Description of the task:
In the entries below, repeat only the lines between those holding "Rebuild this chart" and "plt.rcParams['font.family'] = ['Liberation", inclusive. Leave pictures out.

── Provided records ──

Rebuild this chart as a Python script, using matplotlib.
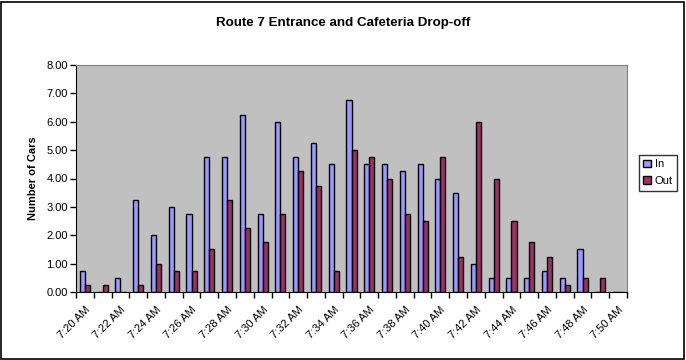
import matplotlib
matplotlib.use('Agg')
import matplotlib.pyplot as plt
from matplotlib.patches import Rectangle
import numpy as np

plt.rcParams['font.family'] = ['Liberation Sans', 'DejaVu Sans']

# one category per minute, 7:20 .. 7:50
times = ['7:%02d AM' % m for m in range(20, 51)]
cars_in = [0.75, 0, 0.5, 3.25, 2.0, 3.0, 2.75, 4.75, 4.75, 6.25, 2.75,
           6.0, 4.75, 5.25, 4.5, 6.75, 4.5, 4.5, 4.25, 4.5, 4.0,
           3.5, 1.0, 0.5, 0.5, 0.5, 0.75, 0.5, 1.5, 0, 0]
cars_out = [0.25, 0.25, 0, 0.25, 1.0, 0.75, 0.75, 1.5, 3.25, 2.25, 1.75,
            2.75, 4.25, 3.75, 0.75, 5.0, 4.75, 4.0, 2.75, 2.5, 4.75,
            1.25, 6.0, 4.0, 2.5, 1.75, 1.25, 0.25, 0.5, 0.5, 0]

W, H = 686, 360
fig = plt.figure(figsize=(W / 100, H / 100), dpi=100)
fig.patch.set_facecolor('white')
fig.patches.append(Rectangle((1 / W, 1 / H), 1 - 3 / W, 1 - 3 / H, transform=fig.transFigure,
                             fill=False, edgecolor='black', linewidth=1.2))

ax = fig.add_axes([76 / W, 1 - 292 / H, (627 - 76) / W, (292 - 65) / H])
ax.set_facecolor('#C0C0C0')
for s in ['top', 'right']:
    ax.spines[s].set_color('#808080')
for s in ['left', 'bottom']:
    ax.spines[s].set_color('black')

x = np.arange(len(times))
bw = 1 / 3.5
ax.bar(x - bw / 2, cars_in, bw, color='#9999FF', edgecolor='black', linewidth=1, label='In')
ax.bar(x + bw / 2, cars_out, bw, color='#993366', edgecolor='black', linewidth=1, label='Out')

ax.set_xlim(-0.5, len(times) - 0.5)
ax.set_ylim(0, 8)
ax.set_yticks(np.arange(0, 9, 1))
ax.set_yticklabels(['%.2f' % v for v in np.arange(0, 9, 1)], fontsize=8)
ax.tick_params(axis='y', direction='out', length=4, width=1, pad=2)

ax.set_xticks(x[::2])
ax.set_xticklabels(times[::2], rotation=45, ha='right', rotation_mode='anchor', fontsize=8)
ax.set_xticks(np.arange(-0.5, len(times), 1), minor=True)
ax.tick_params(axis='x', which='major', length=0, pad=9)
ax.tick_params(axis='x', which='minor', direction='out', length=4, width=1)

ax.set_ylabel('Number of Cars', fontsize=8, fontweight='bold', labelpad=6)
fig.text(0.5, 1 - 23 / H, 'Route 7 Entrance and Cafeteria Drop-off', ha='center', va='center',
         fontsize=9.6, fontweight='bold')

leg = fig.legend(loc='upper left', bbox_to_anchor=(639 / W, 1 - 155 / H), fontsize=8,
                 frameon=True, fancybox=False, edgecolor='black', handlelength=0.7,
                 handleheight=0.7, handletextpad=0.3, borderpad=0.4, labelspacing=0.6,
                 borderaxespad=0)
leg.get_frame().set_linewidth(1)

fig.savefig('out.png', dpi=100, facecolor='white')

───
── Provided records ──

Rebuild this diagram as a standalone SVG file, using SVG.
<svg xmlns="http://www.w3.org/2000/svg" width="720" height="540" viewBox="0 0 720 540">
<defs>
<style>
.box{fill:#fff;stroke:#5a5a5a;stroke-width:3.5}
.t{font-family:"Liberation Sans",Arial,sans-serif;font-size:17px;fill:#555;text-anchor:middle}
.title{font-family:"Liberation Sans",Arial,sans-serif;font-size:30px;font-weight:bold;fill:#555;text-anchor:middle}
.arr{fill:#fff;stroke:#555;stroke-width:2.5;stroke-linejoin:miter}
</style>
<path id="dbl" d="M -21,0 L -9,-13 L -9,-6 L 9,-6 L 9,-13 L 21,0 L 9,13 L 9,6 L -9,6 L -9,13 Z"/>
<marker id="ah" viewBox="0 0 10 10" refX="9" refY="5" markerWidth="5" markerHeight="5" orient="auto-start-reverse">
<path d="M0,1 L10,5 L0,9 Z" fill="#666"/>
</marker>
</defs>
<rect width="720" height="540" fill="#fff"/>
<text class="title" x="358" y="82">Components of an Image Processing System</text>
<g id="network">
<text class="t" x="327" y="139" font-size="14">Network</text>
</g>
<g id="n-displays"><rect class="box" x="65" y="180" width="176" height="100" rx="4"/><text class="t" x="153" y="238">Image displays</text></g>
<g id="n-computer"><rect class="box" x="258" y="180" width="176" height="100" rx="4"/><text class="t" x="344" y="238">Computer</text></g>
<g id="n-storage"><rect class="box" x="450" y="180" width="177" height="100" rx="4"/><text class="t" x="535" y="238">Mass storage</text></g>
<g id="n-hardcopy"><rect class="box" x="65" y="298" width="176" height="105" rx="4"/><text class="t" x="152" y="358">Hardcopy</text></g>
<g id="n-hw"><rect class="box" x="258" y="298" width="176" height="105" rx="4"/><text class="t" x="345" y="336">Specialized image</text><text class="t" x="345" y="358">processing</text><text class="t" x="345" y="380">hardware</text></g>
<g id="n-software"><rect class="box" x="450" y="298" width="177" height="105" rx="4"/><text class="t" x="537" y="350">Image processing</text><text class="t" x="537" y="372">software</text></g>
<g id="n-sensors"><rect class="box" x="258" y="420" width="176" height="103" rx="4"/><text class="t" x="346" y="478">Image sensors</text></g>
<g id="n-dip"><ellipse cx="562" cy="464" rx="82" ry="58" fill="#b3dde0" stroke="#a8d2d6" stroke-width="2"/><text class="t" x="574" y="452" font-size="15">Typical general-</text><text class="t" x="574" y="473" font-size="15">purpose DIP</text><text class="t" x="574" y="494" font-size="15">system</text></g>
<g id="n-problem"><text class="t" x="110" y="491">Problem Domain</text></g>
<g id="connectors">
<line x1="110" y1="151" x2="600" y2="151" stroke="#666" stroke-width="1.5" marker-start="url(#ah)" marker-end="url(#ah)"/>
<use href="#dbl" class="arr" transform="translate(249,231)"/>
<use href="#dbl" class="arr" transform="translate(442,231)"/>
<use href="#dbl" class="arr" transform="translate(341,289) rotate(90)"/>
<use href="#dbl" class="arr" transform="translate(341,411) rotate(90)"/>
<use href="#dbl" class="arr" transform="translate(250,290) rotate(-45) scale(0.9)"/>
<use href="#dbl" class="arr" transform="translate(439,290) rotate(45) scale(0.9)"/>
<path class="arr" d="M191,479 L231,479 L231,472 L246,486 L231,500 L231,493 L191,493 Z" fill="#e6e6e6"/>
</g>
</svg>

───

Solution below:
Rebuild this chart as a Python script, using matplotlib.
import matplotlib
matplotlib.use('Agg')
import matplotlib.pyplot as plt
from matplotlib.patches import Rectangle
import numpy as np

plt.rcParams['font.family'] = ['Liberation Sans', 'DejaVu Sans']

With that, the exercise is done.